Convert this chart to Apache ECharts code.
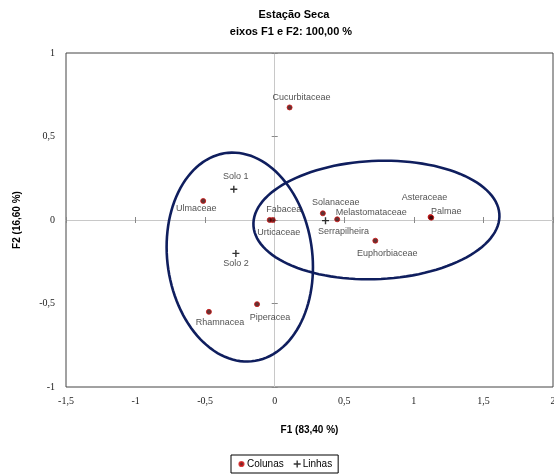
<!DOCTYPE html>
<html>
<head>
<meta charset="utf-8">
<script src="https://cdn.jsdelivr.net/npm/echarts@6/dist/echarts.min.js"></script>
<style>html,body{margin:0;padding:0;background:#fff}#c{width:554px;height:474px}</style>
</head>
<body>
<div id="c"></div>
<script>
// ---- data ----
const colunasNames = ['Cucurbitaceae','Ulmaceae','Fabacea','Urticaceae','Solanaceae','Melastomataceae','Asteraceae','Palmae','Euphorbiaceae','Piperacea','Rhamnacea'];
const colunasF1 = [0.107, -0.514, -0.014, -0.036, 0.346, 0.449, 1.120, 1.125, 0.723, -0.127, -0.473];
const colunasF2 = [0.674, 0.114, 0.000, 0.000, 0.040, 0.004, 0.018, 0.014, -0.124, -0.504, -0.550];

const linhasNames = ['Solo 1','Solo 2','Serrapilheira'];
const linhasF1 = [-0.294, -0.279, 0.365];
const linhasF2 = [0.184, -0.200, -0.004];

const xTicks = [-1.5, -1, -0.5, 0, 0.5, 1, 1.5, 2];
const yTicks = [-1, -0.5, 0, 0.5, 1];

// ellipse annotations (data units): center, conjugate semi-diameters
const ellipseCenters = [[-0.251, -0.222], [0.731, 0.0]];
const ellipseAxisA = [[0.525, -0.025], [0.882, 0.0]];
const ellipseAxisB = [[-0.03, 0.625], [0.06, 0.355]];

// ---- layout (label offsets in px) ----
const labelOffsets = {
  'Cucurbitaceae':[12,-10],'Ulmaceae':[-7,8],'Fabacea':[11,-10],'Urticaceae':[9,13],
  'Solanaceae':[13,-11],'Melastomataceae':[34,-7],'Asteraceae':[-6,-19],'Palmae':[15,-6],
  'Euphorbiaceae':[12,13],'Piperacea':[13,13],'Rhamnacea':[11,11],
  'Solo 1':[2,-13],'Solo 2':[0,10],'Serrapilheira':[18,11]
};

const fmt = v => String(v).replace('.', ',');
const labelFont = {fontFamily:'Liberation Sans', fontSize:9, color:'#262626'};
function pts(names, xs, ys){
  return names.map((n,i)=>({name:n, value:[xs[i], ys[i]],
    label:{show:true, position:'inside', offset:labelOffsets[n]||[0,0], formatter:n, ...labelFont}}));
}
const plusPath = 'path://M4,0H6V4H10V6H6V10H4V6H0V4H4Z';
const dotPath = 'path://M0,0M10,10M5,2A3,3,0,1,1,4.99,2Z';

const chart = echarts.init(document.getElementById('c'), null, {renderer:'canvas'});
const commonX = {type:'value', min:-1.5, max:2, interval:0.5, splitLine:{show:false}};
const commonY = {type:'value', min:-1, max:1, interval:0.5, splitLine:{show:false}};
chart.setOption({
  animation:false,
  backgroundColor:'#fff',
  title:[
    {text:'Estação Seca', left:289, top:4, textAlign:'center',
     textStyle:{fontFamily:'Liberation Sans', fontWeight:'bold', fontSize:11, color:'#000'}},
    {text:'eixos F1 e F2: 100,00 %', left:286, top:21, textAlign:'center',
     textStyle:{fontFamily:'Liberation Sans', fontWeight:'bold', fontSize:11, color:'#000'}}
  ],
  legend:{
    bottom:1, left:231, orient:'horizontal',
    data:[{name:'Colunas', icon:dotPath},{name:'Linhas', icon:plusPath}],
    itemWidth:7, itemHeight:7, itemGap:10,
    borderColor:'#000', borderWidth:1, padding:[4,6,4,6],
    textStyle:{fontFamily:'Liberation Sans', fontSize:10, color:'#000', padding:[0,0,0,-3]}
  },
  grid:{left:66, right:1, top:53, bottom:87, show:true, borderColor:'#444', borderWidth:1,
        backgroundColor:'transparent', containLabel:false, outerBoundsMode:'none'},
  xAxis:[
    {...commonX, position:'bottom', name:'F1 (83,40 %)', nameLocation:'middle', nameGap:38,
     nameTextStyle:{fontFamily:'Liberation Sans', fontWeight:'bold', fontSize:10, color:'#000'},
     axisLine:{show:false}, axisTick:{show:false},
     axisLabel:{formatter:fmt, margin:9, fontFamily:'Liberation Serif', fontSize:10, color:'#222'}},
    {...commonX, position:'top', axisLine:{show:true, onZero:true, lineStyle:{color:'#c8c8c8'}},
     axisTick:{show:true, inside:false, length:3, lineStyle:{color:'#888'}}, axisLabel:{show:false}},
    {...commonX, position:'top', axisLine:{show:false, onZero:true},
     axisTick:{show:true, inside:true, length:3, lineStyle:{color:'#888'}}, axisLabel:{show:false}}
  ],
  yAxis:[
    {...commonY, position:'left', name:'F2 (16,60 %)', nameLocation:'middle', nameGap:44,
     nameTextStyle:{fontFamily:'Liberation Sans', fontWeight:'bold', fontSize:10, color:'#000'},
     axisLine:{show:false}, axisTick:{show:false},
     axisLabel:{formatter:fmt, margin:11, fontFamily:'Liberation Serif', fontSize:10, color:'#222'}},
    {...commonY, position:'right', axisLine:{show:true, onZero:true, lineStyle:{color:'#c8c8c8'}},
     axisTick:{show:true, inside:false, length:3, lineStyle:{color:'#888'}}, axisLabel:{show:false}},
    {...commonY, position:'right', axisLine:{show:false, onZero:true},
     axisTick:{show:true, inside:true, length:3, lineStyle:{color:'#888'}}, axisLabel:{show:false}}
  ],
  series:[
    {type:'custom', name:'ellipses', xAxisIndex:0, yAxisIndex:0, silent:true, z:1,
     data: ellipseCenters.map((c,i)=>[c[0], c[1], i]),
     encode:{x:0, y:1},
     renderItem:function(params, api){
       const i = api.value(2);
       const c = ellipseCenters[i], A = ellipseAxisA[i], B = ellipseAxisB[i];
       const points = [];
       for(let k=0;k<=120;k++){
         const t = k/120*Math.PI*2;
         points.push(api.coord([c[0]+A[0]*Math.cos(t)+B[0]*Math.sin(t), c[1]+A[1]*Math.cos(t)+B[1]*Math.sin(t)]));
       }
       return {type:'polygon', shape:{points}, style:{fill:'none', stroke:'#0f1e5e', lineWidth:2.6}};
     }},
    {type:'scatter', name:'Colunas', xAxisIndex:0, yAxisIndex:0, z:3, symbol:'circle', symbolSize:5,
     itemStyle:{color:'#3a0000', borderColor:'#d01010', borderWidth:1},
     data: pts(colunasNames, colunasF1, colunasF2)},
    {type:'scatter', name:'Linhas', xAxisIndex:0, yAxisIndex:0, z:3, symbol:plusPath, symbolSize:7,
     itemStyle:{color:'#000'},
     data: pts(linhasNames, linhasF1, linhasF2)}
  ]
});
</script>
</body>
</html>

[WORK REQUIRED] Quote the full listing above word for word; exclude every picture from the copy.

[SOLUTION FOR THIS PROBLEM]
Convert this chart to Apache ECharts code.
<!DOCTYPE html>
<html>
<head>
<meta charset="utf-8">
<script src="https://cdn.jsdelivr.net/npm/echarts@6/dist/echarts.min.js"></script>
<style>html,body{margin:0;padding:0;background:#fff}#c{width:554px;height:474px}</style>
</head>
<body>
<div id="c"></div>
<script>
// ---- data ----
const colunasNames = ['Cucurbitaceae','Ulmaceae','Fabacea','Urticaceae','Solanaceae','Melastomataceae','Asteraceae','Palmae','Euphorbiaceae','Piperacea','Rhamnacea'];
const colunasF1 = [0.107, -0.514, -0.014, -0.036, 0.346, 0.449, 1.120, 1.125, 0.723, -0.127, -0.473];
const colunasF2 = [0.674, 0.114, 0.000, 0.000, 0.040, 0.004, 0.018, 0.014, -0.124, -0.504, -0.550];

const linhasNames = ['Solo 1','Solo 2','Serrapilheira'];
const linhasF1 = [-0.294, -0.279, 0.365];
const linhasF2 = [0.184, -0.200, -0.004];

const xTicks = [-1.5, -1, -0.5, 0, 0.5, 1, 1.5, 2];
const yTicks = [-1, -0.5, 0, 0.5, 1];

// ellipse annotations (data units): center, conjugate semi-diameters
const ellipseCenters = [[-0.251, -0.222], [0.731, 0.0]];
const ellipseAxisA = [[0.525, -0.025], [0.882, 0.0]];
const ellipseAxisB = [[-0.03, 0.625], [0.06, 0.355]];

// ---- layout (label offsets in px) ----
const labelOffsets = {
  'Cucurbitaceae':[12,-10],'Ulmaceae':[-7,8],'Fabacea':[11,-10],'Urticaceae':[9,13],
  'Solanaceae':[13,-11],'Melastomataceae':[34,-7],'Asteraceae':[-6,-19],'Palmae':[15,-6],
  'Euphorbiaceae':[12,13],'Piperacea':[13,13],'Rhamnacea':[11,11],
  'Solo 1':[2,-13],'Solo 2':[0,10],'Serrapilheira':[18,11]
};

const fmt = v => String(v).replace('.', ',');
const labelFont = {fontFamily:'Liberation Sans', fontSize:9, color:'#262626'};
function pts(names, xs, ys){
  return names.map((n,i)=>({name:n, value:[xs[i], ys[i]],
    label:{show:true, position:'inside', offset:labelOffsets[n]||[0,0], formatter:n, ...labelFont}}));
}
const plusPath = 'path://M4,0H6V4H10V6H6V10H4V6H0V4H4Z';
const dotPath = 'path://M0,0M10,10M5,2A3,3,0,1,1,4.99,2Z';

const chart = echarts.init(document.getElementById('c'), null, {renderer:'canvas'});
const commonX = {type:'value', min:-1.5, max:2, interval:0.5, splitLine:{show:false}};
const commonY = {type:'value', min:-1, max:1, interval:0.5, splitLine:{show:false}};
chart.setOption({
  animation:false,
  backgroundColor:'#fff',
  title:[
    {text:'Estação Seca', left:289, top:4, textAlign:'center',
     textStyle:{fontFamily:'Liberation Sans', fontWeight:'bold', fontSize:11, color:'#000'}},
    {text:'eixos F1 e F2: 100,00 %', left:286, top:21, textAlign:'center',
     textStyle:{fontFamily:'Liberation Sans', fontWeight:'bold', fontSize:11, color:'#000'}}
  ],
  legend:{
    bottom:1, left:231, orient:'horizontal',
    data:[{name:'Colunas', icon:dotPath},{name:'Linhas', icon:plusPath}],
    itemWidth:7, itemHeight:7, itemGap:10,
    borderColor:'#000', borderWidth:1, padding:[4,6,4,6],
    textStyle:{fontFamily:'Liberation Sans', fontSize:10, color:'#000', padding:[0,0,0,-3]}
  },
  grid:{left:66, right:1, top:53, bottom:87, show:true, borderColor:'#444', borderWidth:1,
        backgroundColor:'transparent', containLabel:false, outerBoundsMode:'none'},
  xAxis:[
    {...commonX, position:'bottom', name:'F1 (83,40 %)', nameLocation:'middle', nameGap:38,
     nameTextStyle:{fontFamily:'Liberation Sans', fontWeight:'bold', fontSize:10, color:'#000'},
     axisLine:{show:false}, axisTick:{show:false},
     axisLabel:{formatter:fmt, margin:9, fontFamily:'Liberation Serif', fontSize:10, color:'#222'}},
    {...commonX, position:'top', axisLine:{show:true, onZero:true, lineStyle:{color:'#c8c8c8'}},
     axisTick:{show:true, inside:false, length:3, lineStyle:{color:'#888'}}, axisLabel:{show:false}},
    {...commonX, position:'top', axisLine:{show:false, onZero:true},
     axisTick:{show:true, inside:true, length:3, lineStyle:{color:'#888'}}, axisLabel:{show:false}}
  ],
  yAxis:[
    {...commonY, position:'left', name:'F2 (16,60 %)', nameLocation:'middle', nameGap:44,
     nameTextStyle:{fontFamily:'Liberation Sans', fontWeight:'bold', fontSize:10, color:'#000'},
     axisLine:{show:false}, axisTick:{show:false},
     axisLabel:{formatter:fmt, margin:11, fontFamily:'Liberation Serif', fontSize:10, color:'#222'}},
    {...commonY, position:'right', axisLine:{show:true, onZero:true, lineStyle:{color:'#c8c8c8'}},
     axisTick:{show:true, inside:false, length:3, lineStyle:{color:'#888'}}, axisLabel:{show:false}},
    {...commonY, position:'right', axisLine:{show:false, onZero:true},
     axisTick:{show:true, inside:true, length:3, lineStyle:{color:'#888'}}, axisLabel:{show:false}}
  ],
  series:[
    {type:'custom', name:'ellipses', xAxisIndex:0, yAxisIndex:0, silent:true, z:1,
     data: ellipseCenters.map((c,i)=>[c[0], c[1], i]),
     encode:{x:0, y:1},
     renderItem:function(params, api){
       const i = api.value(2);
       const c = ellipseCenters[i], A = ellipseAxisA[i], B = ellipseAxisB[i];
       const points = [];
       for(let k=0;k<=120;k++){
         const t = k/120*Math.PI*2;
         points.push(api.coord([c[0]+A[0]*Math.cos(t)+B[0]*Math.sin(t), c[1]+A[1]*Math.cos(t)+B[1]*Math.sin(t)]));
       }
       return {type:'polygon', shape:{points}, style:{fill:'none', stroke:'#0f1e5e', lineWidth:2.6}};
     }},
    {type:'scatter', name:'Colunas', xAxisIndex:0, yAxisIndex:0, z:3, symbol:'circle', symbolSize:5,
     itemStyle:{color:'#3a0000', borderColor:'#d01010', borderWidth:1},
     data: pts(colunasNames, colunasF1, colunasF2)},
    {type:'scatter', name:'Linhas', xAxisIndex:0, yAxisIndex:0, z:3, symbol:plusPath, symbolSize:7,
     itemStyle:{color:'#000'},
     data: pts(linhasNames, linhasF1, linhasF2)}
  ]
});
</script>
</body>
</html>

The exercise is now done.